The user group of investors and analysts found “that significant opportunity remains for banks to improve credit risk disclosures even before the transition to the new standards” on ECL. In particular, users found that fewer than half of the banks provided quantitative information about counterparty credit risk from derivatives transactions (Recommendation 29) or details about the composition of collateral held (Recommendation 30). Differences in views between producers and users on the extent to which bank disclosures met the EDTF recommendations for these two issues drove the bulk of the difference between the two groups. Eighteen banks assessed themselves as having fully implemented all credit risk recommendations whilst the user group agreed with five of these banks and assessed a sixth as having fully implemented all credit risk recommendations.

The FSB also published today an EDTF report on the Impact of Expected Credit Loss Approaches on Bank Risk Disclosures, to consider changes banks will need to make to their financial disclosures with the implementation of a new ECL. The International Accounting Standards Board issued a new credit impairment approach, International Financial Reporting Standard 9 Financial Instruments (IFRS 9), in 2014 to replace International Accounting Standard 39 Financial Instruments: Recognition and Measurement (IAS 39). The US Financial Accounting Standards Board has substantially completed re-deliberations on its credit losses standard with the issuance of a new standard expected in the first quarter of 2016. Although the new approaches are expected to differ in some details, both are based on the concept of measurement of ECL. The EDTF report concludes that for many banks significant changes to systems and processes may be required, which will require substantial time and resources to deliver. It also concludes that some banks will need to develop and enhance governance over the recognition and measurement of credit losses, particularly to develop capability to make informed judgements about the use of forward-looking information.

At its meeting in September 2015 the FSB Plenary noted ongoing work to promote consistent and comparable application of the new accounting standards for expected credit loss, including the work by the EDTF on such disclosures and work by the Basel Committee on Banking Supervision to develop guidance to support IFRS 9. It called on the International Auditing and Assurance Standards Board to develop further audit guidance on this standard. The Plenary noted the importance of the International Accounting Standards Board completing its standard for insurance contracts as a high priority. The publication of these reports will make an important contribution to consistent and comparable application of bank financial disclosures.

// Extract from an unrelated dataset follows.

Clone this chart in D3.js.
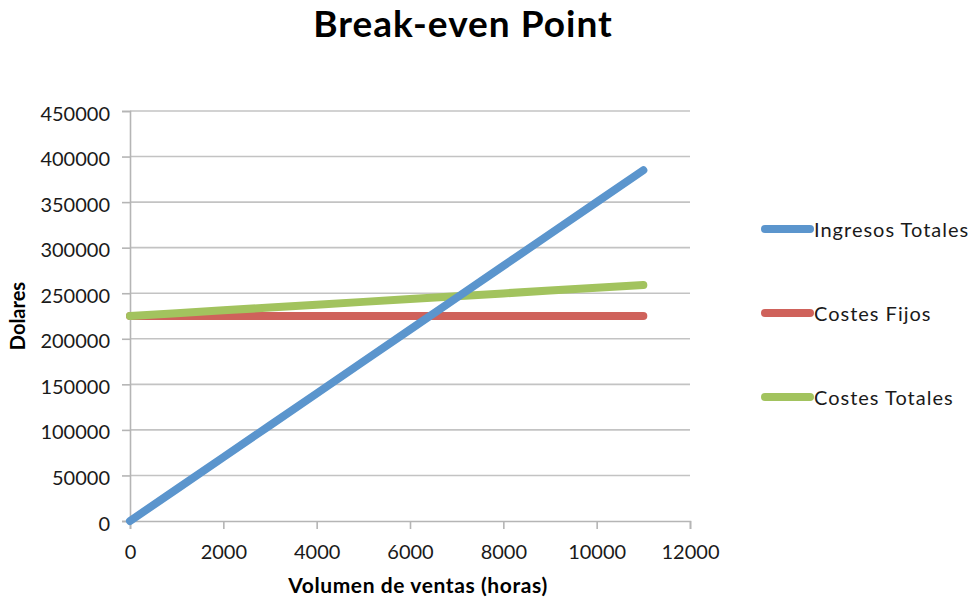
<!DOCTYPE html>
<html><head><meta charset="utf-8">
<script src="https://cdn.jsdelivr.net/npm/d3@7"></script>
<style>body{margin:0;background:#fff;} svg{display:block;font-family:Lato,"Open Sans",sans-serif;}</style>
</head><body>
<svg id="chart" width="972" height="602"></svg>
<script>
const title = "Break-even Point";
const xTitle = "Volumen de ventas (horas)";
const yTitle = "Dolares";
const hours = [0, 1000, 2000, 3000, 4000, 5000, 6000, 7000, 8000, 9000, 10000, 11000];
const ingresosTotales = [0, 35000, 70000, 105000, 140000, 175000, 210000, 245000, 280000, 315000, 350000, 385000];
const costesFijos = [225000, 225000, 225000, 225000, 225000, 225000, 225000, 225000, 225000, 225000, 225000, 225000];
const costesTotales = [225000, 228100, 231200, 234300, 237400, 240500, 243600, 246700, 249800, 252900, 256000, 259100];
const seriesNames = ["Ingresos Totales", "Costes Fijos", "Costes Totales"];
const seriesColors = ["#5B95CD", "#CF625B", "#A2C35E"];
const xTicks = [0, 2000, 4000, 6000, 8000, 10000, 12000];
const yTicks = [0, 50000, 100000, 150000, 200000, 250000, 300000, 350000, 400000, 450000];

const svg = d3.select("#chart");
const x = d3.scaleLinear().domain([0, 12000]).range([130, 690]);
const y = d3.scaleLinear().domain([0, 450000]).range([521, 111]);

// gridlines
svg.append("g").selectAll("line").data(yTicks.slice(1)).join("line")
  .attr("x1", 130).attr("x2", 690).attr("y1", d => y(d)).attr("y2", d => y(d))
  .attr("stroke", "#c3c3c3").attr("stroke-width", 1.6);

// y axis
const yAxis = svg.append("g").attr("transform", "translate(130,0)")
  .call(d3.axisLeft(y).tickValues(yTicks).tickSize(8).tickPadding(12).tickFormat(d3.format("d")));
yAxis.select(".domain").attr("stroke", "#b5b5b5").attr("stroke-width", 1.6);
yAxis.selectAll(".tick line").attr("stroke", "#b5b5b5").attr("stroke-width", 1.6);
yAxis.selectAll("text").attr("font-size", 20).attr("dy", "0.45em").attr("fill", "#1a1a1a").attr("font-family", "Lato, sans-serif");

// x axis
const xAxis = svg.append("g").attr("transform", "translate(0,521)")
  .call(d3.axisBottom(x).tickValues(xTicks).tickSize(8).tickPadding(16).tickFormat(d3.format("d")));
xAxis.select(".domain").attr("stroke", "#b5b5b5").attr("stroke-width", 1.6);
xAxis.selectAll(".tick line").attr("stroke", "#b5b5b5").attr("stroke-width", 1.6);
xAxis.selectAll("text").attr("font-size", 20).attr("fill", "#1a1a1a").attr("font-family", "Lato, sans-serif");

// lines
const allSeries = [ingresosTotales, costesFijos, costesTotales];
const line = d3.line().x((d, i) => x(hours[i])).y(d => y(d));
[1, 2, 0].forEach(k => {
  svg.append("path").datum(allSeries[k]).attr("d", line)
    .attr("fill", "none").attr("stroke", seriesColors[k]).attr("stroke-width", 8)
    .attr("stroke-linecap", "round").attr("stroke-linejoin", "round");
});

// title
svg.append("text").attr("x", 463).attr("y", 37).attr("text-anchor", "middle")
  .attr("font-size", 37).attr("font-weight", "bold").attr("letter-spacing", 1).attr("fill", "#000").text(title);

// axis titles
svg.append("text").attr("x", 418).attr("y", 593).attr("text-anchor", "middle")
  .attr("font-size", 21).attr("font-weight", "bold").attr("letter-spacing", 0.6).attr("fill", "#000").text(xTitle);
svg.append("text").attr("transform", "translate(25,316) rotate(-90)").attr("text-anchor", "middle")
  .attr("font-size", 20).attr("font-weight", "bold").attr("fill", "#000").text(yTitle);

// legend
const legY = [229, 313, 397];
const leg = svg.append("g").selectAll("g").data(seriesNames).join("g")
  .attr("transform", (d, i) => `translate(0,${legY[i]})`);
leg.append("line").attr("x1", 765).attr("x2", 810).attr("y1", 0).attr("y2", 0)
  .attr("stroke", (d, i) => seriesColors[i]).attr("stroke-width", 8).attr("stroke-linecap", "round");
leg.append("text").attr("x", 814).attr("y", 7.5).attr("font-size", 20).attr("letter-spacing", 1).attr("fill", "#1a1a1a").text(d => d);
</script>
</body></html>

The FSB also published today the EDTF’s position on the disclosure of emergency liquidity assistance. This accepts that EDTF Recommendation 19 and Figure 5 could be met without differentiating between assets which are being used to obtain central bank funding and assets which, although allocated for such use, are not currently used, including for the provision of emergency liquidity assistance.

Notes to editors

The EDTF was formed in 2012 at the initiative of the FSB. The Task Force represents a unique private sector initiative – one that brings together on a global basis senior officials and experts from financial institutions, investors and analysts, and audit firms. The co-chairs of the EDTF are: Ralf Leiber, Managing Director, Head of Group Capital Management, Deutsche Bank; Russell Picot, Group General Manager and Group Chief Accounting Officer, HSBC Holdings plc; and Christian Stracke, Managing Director, Member of Investment Committee, and Global Head of Credit Research Group, PIMCO.

The FSB has been established to coordinate at the international level the work of national financial authorities and international standard setting bodies and to develop and promote the implementation of effective regulatory, supervisory and other financial sector policies in the interest of financial stability. It brings together national authorities responsible for financial stability in 24 countries and jurisdictions, international financial institutions, sector-specific international groupings of regulators and supervisors, and committees of central bank experts. The FSB also conducts outreach with 65 other jurisdictions through its six regional consultative groups.

The FSB is chaired by Mark Carney, Governor of the Bank of England. Its Secretariat is located in Basel, Switzerland, and hosted by the Bank for International Settlements.